While you’re probably familiar with Ethernet hubs, there are a variety of hubs that exist for different network technologies, including Token Ring. In a Token Ring environment, systems are connected to something that looks similar to a hub, but is properly referred to as a Multi-Station Access Unit (MSAU). We’ll discuss the details of how an MSAU works in the Token Ring section. For now it is enough to understand that it is also a Physical Layer device.

Tip: Hubs and repeaters exist at the Physical Layer of the OSI model.

The most basic concept that you’ll need to understand before going any further is the difference between LANs and WANs. A Local Area Network represents a group of connected computers, usually within a given office or building. For the most part, LANs are distinguished by their limited geographic distance and relatively high transmission speeds – anywhere from less than ten and up to hundreds of megabits (millions of bits) per second.
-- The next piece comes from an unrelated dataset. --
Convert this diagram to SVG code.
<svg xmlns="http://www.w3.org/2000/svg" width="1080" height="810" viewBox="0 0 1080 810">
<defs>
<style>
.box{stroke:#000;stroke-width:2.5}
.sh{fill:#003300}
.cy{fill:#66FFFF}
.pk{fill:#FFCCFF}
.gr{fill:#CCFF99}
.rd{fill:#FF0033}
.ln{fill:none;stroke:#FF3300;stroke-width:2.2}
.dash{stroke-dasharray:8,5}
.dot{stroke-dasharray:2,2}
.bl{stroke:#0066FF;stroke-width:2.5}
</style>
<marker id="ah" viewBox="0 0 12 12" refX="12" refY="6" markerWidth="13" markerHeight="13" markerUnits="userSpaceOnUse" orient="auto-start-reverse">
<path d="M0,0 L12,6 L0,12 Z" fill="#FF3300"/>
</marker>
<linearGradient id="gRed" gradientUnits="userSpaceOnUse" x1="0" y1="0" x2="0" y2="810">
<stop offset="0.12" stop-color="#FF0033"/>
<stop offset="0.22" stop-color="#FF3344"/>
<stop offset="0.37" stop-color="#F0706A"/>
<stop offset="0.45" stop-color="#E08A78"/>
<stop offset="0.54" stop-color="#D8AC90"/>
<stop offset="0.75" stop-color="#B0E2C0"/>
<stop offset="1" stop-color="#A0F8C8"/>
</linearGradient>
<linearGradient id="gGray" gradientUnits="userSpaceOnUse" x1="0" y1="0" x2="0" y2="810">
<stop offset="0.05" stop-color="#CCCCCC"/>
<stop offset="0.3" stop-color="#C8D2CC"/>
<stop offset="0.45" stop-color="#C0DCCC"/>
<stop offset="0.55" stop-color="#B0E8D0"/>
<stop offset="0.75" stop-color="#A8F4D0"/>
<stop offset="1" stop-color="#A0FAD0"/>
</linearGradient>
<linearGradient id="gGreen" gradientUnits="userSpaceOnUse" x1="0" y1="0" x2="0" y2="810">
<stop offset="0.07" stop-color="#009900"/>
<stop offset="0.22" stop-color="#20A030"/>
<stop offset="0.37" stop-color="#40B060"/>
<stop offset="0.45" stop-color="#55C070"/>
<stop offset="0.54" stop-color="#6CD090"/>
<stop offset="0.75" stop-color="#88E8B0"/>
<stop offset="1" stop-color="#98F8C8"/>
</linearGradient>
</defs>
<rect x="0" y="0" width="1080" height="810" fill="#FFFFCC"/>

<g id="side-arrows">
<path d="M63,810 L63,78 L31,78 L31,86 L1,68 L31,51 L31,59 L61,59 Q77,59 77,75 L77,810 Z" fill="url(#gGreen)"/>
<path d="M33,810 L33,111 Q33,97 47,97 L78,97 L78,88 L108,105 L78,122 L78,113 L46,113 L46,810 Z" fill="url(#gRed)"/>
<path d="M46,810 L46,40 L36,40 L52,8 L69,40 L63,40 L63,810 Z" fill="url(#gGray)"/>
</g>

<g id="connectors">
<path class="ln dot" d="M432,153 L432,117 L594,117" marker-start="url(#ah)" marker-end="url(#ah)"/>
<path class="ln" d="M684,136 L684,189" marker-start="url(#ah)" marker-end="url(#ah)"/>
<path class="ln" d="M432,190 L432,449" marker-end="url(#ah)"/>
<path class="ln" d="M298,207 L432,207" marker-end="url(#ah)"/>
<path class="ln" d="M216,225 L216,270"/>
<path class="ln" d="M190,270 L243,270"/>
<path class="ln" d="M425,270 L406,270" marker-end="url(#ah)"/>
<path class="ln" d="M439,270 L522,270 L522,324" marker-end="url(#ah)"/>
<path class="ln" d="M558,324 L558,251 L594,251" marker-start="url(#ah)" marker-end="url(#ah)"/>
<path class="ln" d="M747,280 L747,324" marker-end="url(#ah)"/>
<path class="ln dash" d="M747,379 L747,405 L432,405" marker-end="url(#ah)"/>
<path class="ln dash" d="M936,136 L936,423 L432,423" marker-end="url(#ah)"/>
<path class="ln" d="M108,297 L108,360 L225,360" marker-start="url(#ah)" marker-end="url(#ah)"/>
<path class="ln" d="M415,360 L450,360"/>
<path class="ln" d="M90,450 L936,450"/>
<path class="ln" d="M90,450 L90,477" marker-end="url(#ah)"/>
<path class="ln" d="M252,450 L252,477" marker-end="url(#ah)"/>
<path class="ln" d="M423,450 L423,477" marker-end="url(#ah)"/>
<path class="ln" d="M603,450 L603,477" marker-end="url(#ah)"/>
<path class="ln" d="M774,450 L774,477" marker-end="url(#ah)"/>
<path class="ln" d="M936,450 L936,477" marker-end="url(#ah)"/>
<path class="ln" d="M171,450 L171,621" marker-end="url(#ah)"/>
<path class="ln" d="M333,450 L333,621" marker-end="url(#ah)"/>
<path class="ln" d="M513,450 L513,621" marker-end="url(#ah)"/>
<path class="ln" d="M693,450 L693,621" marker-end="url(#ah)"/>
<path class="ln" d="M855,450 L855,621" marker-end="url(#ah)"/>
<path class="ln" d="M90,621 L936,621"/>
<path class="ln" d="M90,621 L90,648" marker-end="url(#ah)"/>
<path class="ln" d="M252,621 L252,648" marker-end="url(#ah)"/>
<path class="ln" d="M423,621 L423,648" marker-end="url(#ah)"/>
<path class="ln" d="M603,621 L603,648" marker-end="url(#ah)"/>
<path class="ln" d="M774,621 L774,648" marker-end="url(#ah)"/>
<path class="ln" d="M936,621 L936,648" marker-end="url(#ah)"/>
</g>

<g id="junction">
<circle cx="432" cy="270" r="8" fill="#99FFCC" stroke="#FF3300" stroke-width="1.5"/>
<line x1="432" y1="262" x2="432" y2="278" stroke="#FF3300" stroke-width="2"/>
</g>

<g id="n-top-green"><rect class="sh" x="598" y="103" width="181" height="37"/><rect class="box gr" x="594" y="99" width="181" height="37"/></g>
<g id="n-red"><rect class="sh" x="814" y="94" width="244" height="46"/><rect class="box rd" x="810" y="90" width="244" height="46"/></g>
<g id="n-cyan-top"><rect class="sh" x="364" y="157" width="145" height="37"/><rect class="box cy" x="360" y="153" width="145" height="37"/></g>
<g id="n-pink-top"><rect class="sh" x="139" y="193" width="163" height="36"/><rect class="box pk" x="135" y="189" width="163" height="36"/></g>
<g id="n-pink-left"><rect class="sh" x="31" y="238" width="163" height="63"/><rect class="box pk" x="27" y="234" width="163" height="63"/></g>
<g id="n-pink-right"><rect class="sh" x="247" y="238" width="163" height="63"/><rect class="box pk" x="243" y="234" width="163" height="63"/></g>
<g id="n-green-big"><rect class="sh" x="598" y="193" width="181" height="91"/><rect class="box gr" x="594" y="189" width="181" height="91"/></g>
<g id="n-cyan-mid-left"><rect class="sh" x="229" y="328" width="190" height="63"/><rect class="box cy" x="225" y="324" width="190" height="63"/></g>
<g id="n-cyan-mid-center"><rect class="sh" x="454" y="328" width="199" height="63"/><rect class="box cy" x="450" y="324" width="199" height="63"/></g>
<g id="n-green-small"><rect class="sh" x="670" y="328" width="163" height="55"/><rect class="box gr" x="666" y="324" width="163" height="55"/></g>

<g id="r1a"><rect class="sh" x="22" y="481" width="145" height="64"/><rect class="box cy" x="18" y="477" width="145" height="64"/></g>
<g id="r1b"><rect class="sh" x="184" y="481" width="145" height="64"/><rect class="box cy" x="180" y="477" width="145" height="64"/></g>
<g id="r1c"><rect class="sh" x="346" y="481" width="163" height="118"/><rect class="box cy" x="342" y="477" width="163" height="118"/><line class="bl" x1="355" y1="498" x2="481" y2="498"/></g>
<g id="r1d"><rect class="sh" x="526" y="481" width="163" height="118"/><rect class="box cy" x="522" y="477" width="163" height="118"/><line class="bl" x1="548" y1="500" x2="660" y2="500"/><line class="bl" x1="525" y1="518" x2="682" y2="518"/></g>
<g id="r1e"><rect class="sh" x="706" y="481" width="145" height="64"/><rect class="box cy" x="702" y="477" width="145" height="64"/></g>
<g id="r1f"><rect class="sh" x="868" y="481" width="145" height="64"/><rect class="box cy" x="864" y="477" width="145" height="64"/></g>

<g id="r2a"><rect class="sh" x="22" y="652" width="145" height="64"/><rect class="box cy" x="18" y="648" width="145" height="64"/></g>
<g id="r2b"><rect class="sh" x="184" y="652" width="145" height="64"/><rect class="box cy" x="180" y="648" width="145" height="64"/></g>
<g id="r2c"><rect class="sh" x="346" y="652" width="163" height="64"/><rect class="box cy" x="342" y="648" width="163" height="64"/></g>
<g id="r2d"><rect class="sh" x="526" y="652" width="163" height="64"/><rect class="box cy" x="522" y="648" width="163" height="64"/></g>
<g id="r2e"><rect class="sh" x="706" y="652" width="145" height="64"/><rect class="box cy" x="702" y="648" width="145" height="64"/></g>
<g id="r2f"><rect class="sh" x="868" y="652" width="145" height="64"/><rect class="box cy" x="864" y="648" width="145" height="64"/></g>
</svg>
Common LAN technologies include Ethernet, Token Ring, and FDDI, each of which we’ll look at in this chapter.

Wide Area Networks interconnect LANs over great geographic distances, sometimes spanning the globe. WAN technologies differ from those found on a LAN, and are mainly characterized based on their ability to span large distances and lower relative speeds. For the most part, WANs rely on the infrastructure of telecommunications service providers to deliver connectivity over these long distances. Common speeds found on WANs vary widely, ranging anywhere from a few kilobits (thousands of bits) per second, up to multiple megabits (millions of bits) per second and higher. Examples of WAN technologies include simple dial-up modem connections, Frame Relay, ISDN, ATM, and others. WAN technologies and protocols will be looked at in detail in Chapter 11.